[TASK]
Reproduce, character for character, the lines below from the first through the one with "type Pt = [number, number];". Leave pictures out.

━━━━━━━━━━━━━━━━━━━━━━━━━━━━━━

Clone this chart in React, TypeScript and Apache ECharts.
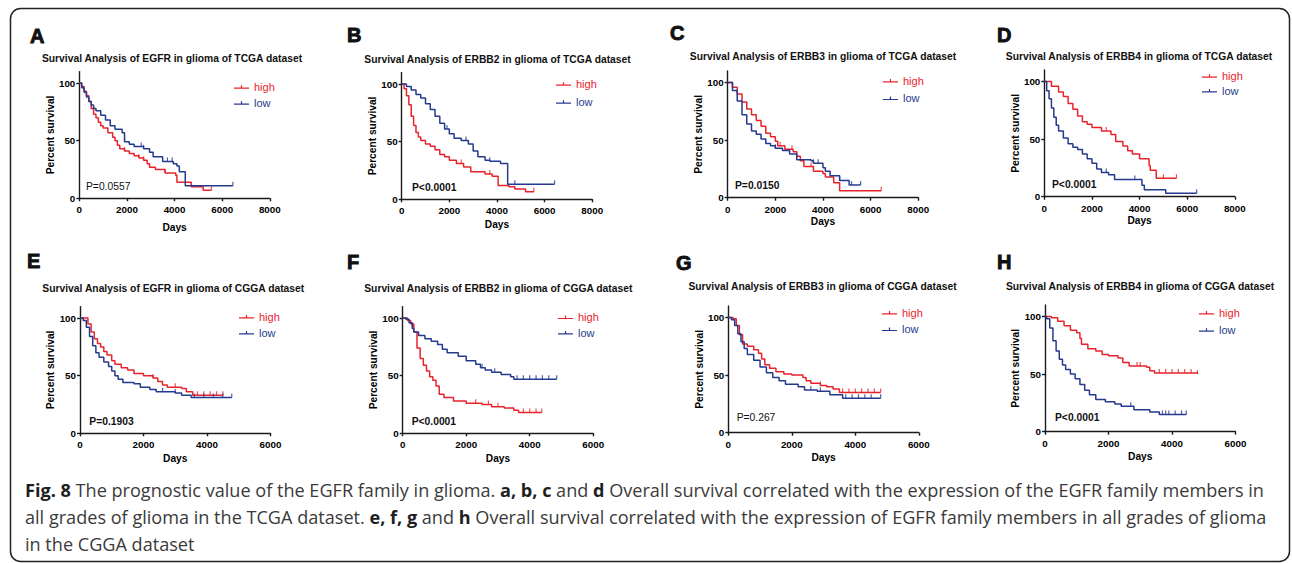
import React, { useEffect, useRef } from 'react';
import * as echarts from 'echarts';

type Pt = [number, number];

// ---------- DATA ----------
const letters = ['A', 'B', 'C', 'D', 'E', 'F', 'G', 'H'];
const genes = ['EGFR', 'ERBB2', 'ERBB3', 'ERBB4', 'EGFR', 'ERBB2', 'ERBB3', 'ERBB4'];
const datasets = ['TCGA', 'TCGA', 'TCGA', 'TCGA', 'CGGA', 'CGGA', 'CGGA', 'CGGA'];
const pValues = ['P=0.0557', 'P<0.0001', 'P=0.0150', 'P<0.0001', 'P=0.1903', 'P<0.0001', 'P=0.267', 'P<0.0001'];
const pBold = [false, true, true, true, true, true, false, true];
const xMaxDays = [8000, 8000, 8000, 8000, 6000, 6000, 6000, 6000];
const xTickStep = 2000;
const yTicks = [0, 50, 100];
const groupNames = ['high', 'low'];
const xAxisName = 'Days';
const yAxisName = 'Percent survival';

// Kaplan–Meier curves: [days, percent survival]
const aHigh: Pt[] = [[0,100],[100,97],[200,93],[300,89],[400,84],[500,78],[600,73],[700,70],[800,66],[900,63],[1000,61],[1200,57],[1400,53],[1500,50],[1600,46],[1700,43],[1900,41],[2100,39],[2300,37],[2500,35],[2700,33],[2850,30],[2950,27],[3200,25],[3600,22],[4050,20],[4100,14],[4700,10],[5200,7],[5550,7]];
const aLow: Pt[] = [[0,100],[100,96],[200,92],[300,88],[400,84],[500,81],[600,78],[700,76],[900,72],[1100,68],[1300,63],[1500,60],[1800,57],[1900,49],[2100,47],[2300,45],[2700,43],[2950,40],[3100,36],[3500,32],[3950,30],[4100,28],[4200,23],[4450,11],[6450,11]];
const bHigh: Pt[] = [[0,100],[100,96],[200,90],[300,82],[400,72],[500,64],[600,58],[700,54],[800,51],[1000,48],[1200,46],[1400,43],[1600,39],[1800,37],[2000,34],[2300,31],[2600,28],[2900,24],[3500,22],[3800,20],[4050,12],[4500,11],[4750,9],[5200,6.5],[5550,6.5]];
const bLow: Pt[] = [[0,100],[200,98],[400,95],[600,91],[800,88],[1000,83],[1200,78],[1400,72],[1600,66],[1800,61],[2000,57],[2200,53],[2500,51],[2800,48],[3000,42],[3200,37],[3500,34],[3700,33],[4150,31],[4450,13],[6420,13]];
const cHigh: Pt[] = [[0,100],[200,96],[400,90],[600,83],[800,77],[1000,72],[1200,67],[1400,62],[1600,56],[1800,53],[2000,49],[2100,45],[2400,42],[2750,40],[2900,36],[3050,32],[3200,27],[3600,23],[4000,21],[4100,18],[4450,13],[4700,6],[6450,6]];
const cLow: Pt[] = [[0,100],[200,93],[400,84],[600,72],[800,64],[1000,58],[1200,55],[1400,51],[1600,47],[1800,45],[2000,43],[2300,41],[2600,38],[2900,33],[3500,32],[3600,30],[4000,26],[4100,23],[4300,19],[4700,15],[5100,11],[5580,11]];
const dHigh: Pt[] = [[0,100],[300,96],[600,91],[800,87],[1000,81],[1200,76],[1400,70],[1600,65],[1800,63],[2000,60],[2400,57],[2800,54],[3000,48],[3300,44],[3500,40],[3700,37],[4000,33],[4400,27],[4450,23],[4700,16],[5550,16]];
const dLow: Pt[] = [[0,100],[100,92],[200,85],[300,77],[400,69],[500,62],[600,57],[800,51],[1000,46],[1200,43],[1400,41],[1600,37],[1800,33],[2000,29],[2200,24],[2400,21],[2700,19],[2950,15],[4000,15],[4100,10],[4200,6],[5100,3],[6400,3]];
const eHigh: Pt[] = [[0,100],[150,100],[250,95],[350,88],[450,82],[550,78],[650,75],[750,71],[850,68],[1000,63],[1100,60],[1300,57],[1500,55],[1700,52],[2000,50],[2300,48],[2450,45],[2600,42],[2750,40],[3200,39],[3350,36],[3550,33],[4500,33]];
const eLow: Pt[] = [[0,100],[100,98],[200,92],[300,84],[400,76],[500,70],[600,66],[750,62],[900,58],[1000,54],[1100,50],[1200,47],[1350,44],[1700,43],[1900,40],[2200,38],[2400,36],[3000,35],[3200,33],[3500,31],[4780,31]];
const fHigh: Pt[] = [[0,100],[150,98],[250,95],[350,88],[450,74],[550,65],[650,59],[750,54],[850,49],[950,46],[1050,41],[1150,34],[1300,31],[1600,28],[2000,26],[2500,25],[2800,23],[3200,22],[3500,20],[3650,18],[4380,18]];
const fLow: Pt[] = [[0,100],[100,99],[200,96],[300,91],[350,88],[500,85],[700,82],[900,80],[1100,77],[1250,73],[1400,70],[1750,67],[2000,63],[2300,60],[2450,57],[2600,55],[2800,53],[3100,51],[3400,49],[3500,47],[4850,47]];
const gHigh: Pt[] = [[0,100],[150,99],[250,93],[350,85],[450,77],[600,75],[800,72],[950,69],[1050,64],[1150,59],[1300,56],[1500,53],[1750,51],[2000,50],[2350,48],[2450,45],[2600,43],[2900,41],[3100,40],[3300,38],[3500,35],[4800,35]];
const gLow: Pt[] = [[0,100],[100,98],[200,93],[300,86],[400,79],[500,73],[600,68],[800,63],[1000,57],[1200,52],[1400,48],[1600,45],[1800,42],[2200,40],[2400,37],[2800,36],[3200,33],[3600,30],[4800,30]];
const hHigh: Pt[] = [[0,100],[200,99],[400,96],[600,92],[800,88],[1000,86],[1100,81],[1150,76],[1350,72],[1600,70],[1800,67],[2000,66],[2300,64],[2450,60],[2650,57],[3200,56],[3300,53],[3450,51],[4800,50]];
const hLow: Pt[] = [[0,100],[50,98],[150,90],[250,79],[350,70],[450,63],[550,58],[650,54],[800,50],[950,46],[1100,41],[1250,36],[1400,32],[1600,28],[1900,26],[2200,24],[2400,22],[2800,19],[3300,17],[3600,15],[4450,15]];

// censored observation times (days)
const aHighCens = [1900, 2500, 2700, 3600, 5550];
const aLowCens = [1900, 2600, 2700, 3700, 3900, 6450];
const bHighCens = [2500, 3700, 5550];
const bLowCens = [1900, 2700, 3700, 4750, 6420];
const cHighCens = [2200, 2700, 3500, 6450];
const cLowCens = [2000, 3600, 3800, 4700, 5200, 5580];
const dHighCens = [2600, 3700, 5000, 5550];
const dLowCens = [2600, 3800, 6400];
const eHighCens = [2300, 3000, 3700, 3900, 4100, 4300, 4500];
const eLowCens = [2600, 3000, 3600, 3900, 4200, 4500, 4780];
const fHighCens = [2300, 2700, 3000, 3800, 4000, 4200, 4380];
const fLowCens = [2500, 2900, 3600, 3800, 4000, 4200, 4400, 4600, 4850];
const gHighCens = [2900, 3600, 3800, 4000, 4200, 4400, 4600, 4800];
const gLowCens = [2600, 2900, 3700, 3900, 4100, 4300, 4500, 4800];
const hHighCens = [2900, 3000, 3600, 3800, 4000, 4200, 4400, 4600, 4800];
const hLowCens = [2700, 3700, 3800, 3900, 4100, 4300, 4450];

const captionLines = [
  '{b|Fig. 8} The prognostic value of the EGFR family in glioma. {b|a, b, c} and {b|d} Overall survival correlated with the expression of the EGFR family members in',
  'all grades of glioma in the TCGA dataset. {b|e, f, g} and {b|h} Overall survival correlated with the expression of EGFR family members in all grades of glioma',
  'in the CGGA dataset',
];

const curves: Pt[][][] = [
  [aHigh, aLow], [bHigh, bLow], [cHigh, cLow], [dHigh, dLow],
  [eHigh, eLow], [fHigh, fLow], [gHigh, gLow], [hHigh, hLow],
];
const censors: number[][][] = [
  [aHighCens, aLowCens], [bHighCens, bLowCens], [cHighCens, cLowCens], [dHighCens, dLowCens],
  [eHighCens, eLowCens], [fHighCens, fLowCens], [gHighCens, gLowCens], [hHighCens, hLowCens],
];

// ---------- LAYOUT / STYLE ----------
const RED = '#e8232b';
const BLUE = '#243a8e';
const AXIS = '#1a1a1a';
const FONT = '"Liberation Sans", Arial, Helvetica, sans-serif';
const CAP_FONT = '"Open Sans", "Noto Sans", sans-serif';
const GRID_W = 190.5;
const GRID_H = 126.7;
const gridLeft = [79.3, 401.7, 727.7, 1044.3, 80, 402.7, 728.3, 1045];
const gridTop = [71.6, 72.6, 71, 70, 306.6, 306.6, 306, 305];
const xNameGap = [24, 20, 19, 19, 20, 20, 19.5, 20];
const titlePos: Pt[] = [[172, 58], [497.5, 59], [823, 56.7], [1139, 56.7], [173.3, 288.3], [498.3, 288.3], [822.5, 286.7], [1140, 286]];
const letterPos: Pt[] = [[30, 36], [347, 35], [670, 33], [997, 35], [27, 261], [347, 262], [676, 263], [997, 262]];
const pPos: Pt[] = [[86, 186], [412, 187], [735, 185], [1052, 184], [89.3, 421.7], [411.7, 421.7], [736.7, 417.7], [1055, 417.7]];
const legendPos: [number, number, number][] = [
  [234, 81, 4], [556, 78, 6], [883, 74.7, 5.6], [1202, 70, 2.7],
  [239, 310.7, 4], [558, 311.3, 3.4], [882, 306.7, 4.6], [1199, 306.7, 5.3],
];
const LEG_ICON = 'path://M0,3.2h20v1.6h-20z M9.2,0h1.6v4.8h-1.6z';

function stepAt(curve: Pt[], t: number): number {
  let v = curve[0][1];
  for (const [x, y] of curve) {
    if (x <= t) v = y;
    else break;
  }
  return v;
}

function measureRich(line: string, size: number): number {
  const ctx = document.createElement('canvas').getContext('2d');
  if (!ctx) return line.length * size * 0.5;
  let w = 0;
  for (const part of line.split(/(\{b\|[^}]*\})/)) {
    if (!part) continue;
    const m = part.match(/^\{b\|([^}]*)\}$/);
    ctx.font = `${m ? 'bold ' : ''}${size}px ${CAP_FONT}`;
    w += ctx.measureText(m ? m[1] : part).width;
  }
  return w;
}

export default function App() {
  const ref = useRef<HTMLDivElement>(null);

  useEffect(() => {
    if (!ref.current) return;
    const chart = echarts.init(ref.current, undefined, { renderer: 'svg' });

    const grids: any[] = [];
    const xAxes: any[] = [];
    const yAxes: any[] = [];
    const series: any[] = [];
    const legends: any[] = [];
    const graphics: any[] = [];

    const axisLabel = {
      fontSize: 9.8, fontWeight: 'bold', color: '#000', fontFamily: FONT,
      formatter: (v: number) => String(v),
    };
    const nameStyle = { fontSize: 10.2, fontWeight: 'bold', color: '#000', fontFamily: FONT };
    const axisLine = { show: true, lineStyle: { color: AXIS, width: 1.4 } };
    const axisTick = { show: true, length: 3, lineStyle: { color: AXIS, width: 1.4 } };

    for (let i = 0; i < 8; i++) {
      grids.push({ left: gridLeft[i], top: gridTop[i], width: GRID_W, height: GRID_H, containLabel: false });
      xAxes.push({
        type: 'value', gridIndex: i, min: 0, max: xMaxDays[i], interval: xTickStep,
        axisLine, axisTick, splitLine: { show: false },
        axisLabel: { ...axisLabel, margin: 6.5 },
        name: xAxisName, nameLocation: 'middle', nameGap: xNameGap[i], nameTextStyle: nameStyle,
      });
      yAxes.push({
        type: 'value', gridIndex: i, min: 0, max: 110, interval: 50,
        axisLine, splitLine: { show: false },
        axisTick: { ...axisTick, customValues: yTicks },
        axisLabel: { ...axisLabel, margin: 4, customValues: yTicks },
        name: yAxisName, nameLocation: 'middle', nameGap: 24, nameTextStyle: nameStyle,
      });
      curves[i].forEach((curve, k) => {
        const color = k ? BLUE : RED;
        series.push({
          type: 'line', name: groupNames[k], xAxisIndex: i, yAxisIndex: i,
          data: curve, step: 'end', showSymbol: false, symbol: 'none', silent: true,
          lineStyle: { width: 1.5, color }, itemStyle: { color }, z: 2 + k,
        });
        series.push({
          type: 'scatter', name: groupNames[k] + ' censored', xAxisIndex: i, yAxisIndex: i,
          data: censors[i][k].map((t) => [t, stepAt(curve, t)]),
          symbol: 'rect', symbolSize: [1.2, 4], symbolOffset: [0, -2], silent: true,
          itemStyle: { color }, z: 4,
        });
      });
      const [ll, lt, lg] = legendPos[i];
      legends.push({
        left: ll, top: lt, orient: 'vertical', itemGap: lg, itemWidth: 15, itemHeight: 5,
        padding: 0, icon: LEG_ICON, selectedMode: false,
        textStyle: { fontSize: 11, lineHeight: 12, fontFamily: FONT },
        data: [
          { name: groupNames[0], textStyle: { color: RED } },
          { name: groupNames[1], textStyle: { color: BLUE } },
        ],
      });
      graphics.push({
        type: 'text', x: letterPos[i][0], y: letterPos[i][1], silent: true,
        style: {
          text: letters[i], fontSize: 20, fontWeight: 'bold', fontFamily: FONT,
          fill: '#111', stroke: '#111', lineWidth: 0.9, align: 'left', verticalAlign: 'middle',
        },
      });
      graphics.push({
        type: 'text', x: titlePos[i][0], y: titlePos[i][1], silent: true,
        style: {
          text: `Survival Analysis of ${genes[i]} in glioma of ${datasets[i]} dataset`,
          fontSize: 10.3, fontWeight: 'bold', fontFamily: FONT, fill: '#111',
          align: 'center', verticalAlign: 'middle',
        },
      });
      graphics.push({
        type: 'text', x: pPos[i][0], y: pPos[i][1], silent: true,
        style: {
          text: pValues[i], fontSize: 10.3, fontWeight: pBold[i] ? 'bold' : 'normal', fontFamily: FONT,
          fill: '#111', align: 'left', verticalAlign: 'middle',
        },
      });
    }

    // frame
    graphics.push({
      type: 'rect', silent: true, z: -1,
      shape: { x: 10.5, y: 8.5, width: 1279, height: 553, r: 10 },
      style: { fill: 'none', stroke: '#222', lineWidth: 1.5 },
    });

    // caption
    const capSize = Math.max(13, Math.min(20, (100 * 1240) / measureRich(captionLines[0], 100)));
    const capY = [490, 517, 544];
    captionLines.forEach((line, j) => {
      graphics.push({
        type: 'text', x: 25, y: capY[j], silent: true,
        style: {
          text: line, fontSize: capSize, fontFamily: CAP_FONT, fill: '#3a3a3a',
          align: 'left', verticalAlign: 'middle',
          rich: { b: { fontSize: capSize, fontFamily: CAP_FONT, fontWeight: 'bold', fill: '#1e1e1e' } },
        },
      });
    });

    chart.setOption({
      animation: false,
      backgroundColor: '#ffffff',
      grid: grids,
      xAxis: xAxes,
      yAxis: yAxes,
      legend: legends,
      series,
      graphic: { elements: graphics },
    });

    return () => chart.dispose();
  }, []);

  return (
    <div
      ref={ref}
      style={{ position: 'absolute', left: 0, top: 0, width: 1292, height: 563, background: '#fff' }}
    />
  );
}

━━━━━━━━━━━━━━━━━━━━━━━━━━━━━━

[REPLY TO THE EXERCISE]
Clone this chart in React, TypeScript and Apache ECharts.
import React, { useEffect, useRef } from 'react';
import * as echarts from 'echarts';

type Pt = [number, number];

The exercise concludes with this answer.